In that world, agent identity becomes a commercial problem as much as a security one. A business needs to know that the agent placing an order holds a valid, scoped mandate from a real human who authorized it to act. But equally, a consumer’s agent needs confidence that the business agent fulfilling that order is legitimate, authorized, and traceable. Trust has to flow in both directions, and at machine speed. That’s a verification challenge of a fundamentally different order to anything we’ve dealt with before, and one the industry is only beginning to standardize through frameworks like FIDO’s Agentic Payments Protocol. Getting KYA right is foundational to enabling a function agent economy.
Finally, businesses need systems that continuously monitor agent behavior to create a baseline of normal activity, making it possible to spot anomalous actions. If an agent suddenly attempts something outside its regular function, such as accessing a new database, connecting to an unusual IP address, or executing commands at a much higher frequency, this behavior should instantly trigger an alert and, potentially, an automatic suspension of the agent’s permissions.
Trust as a catalyst for innovation
Some technology leaders hold the view that strict security measures are a barrier to innovation, however in reality the opposite is true. By building trust and safeguards into AI agents from the ground up, businesses can innovate without fear. They can confidently deploy agentic solutions to drive efficiency, reduce operational costs, and unlock new revenue streams, all without exposing themselves to the catastrophic risks of uncontrolled autonomy.

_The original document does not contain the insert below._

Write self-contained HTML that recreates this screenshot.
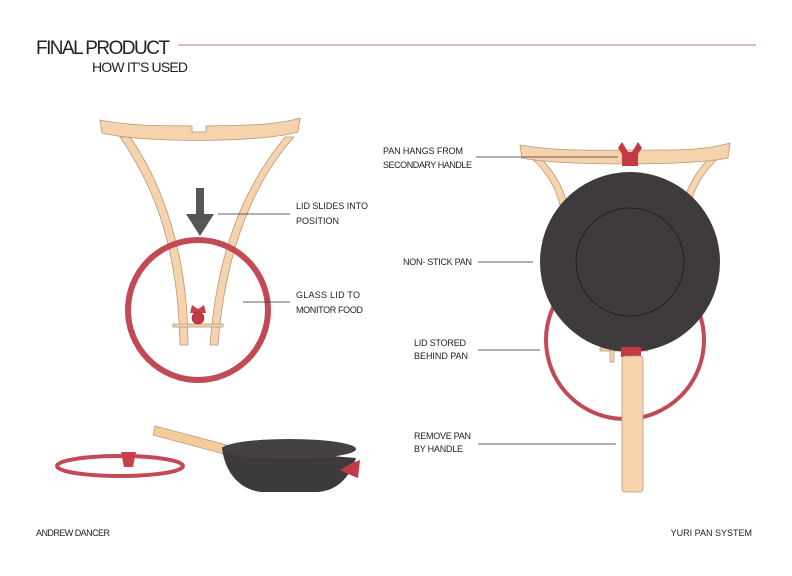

The agentic AI era is here, and it has the potential to reshape how enterprises operate. Autonomy without oversight is liability, but autonomy with verified identity, scoped mandates, and continuous trust signals is the foundation of a new commercial layer. As agent architectures mature, trust certification will become a precondition for being transacted with at all. KYA isn’t a security cost. It’s how you stay in the game.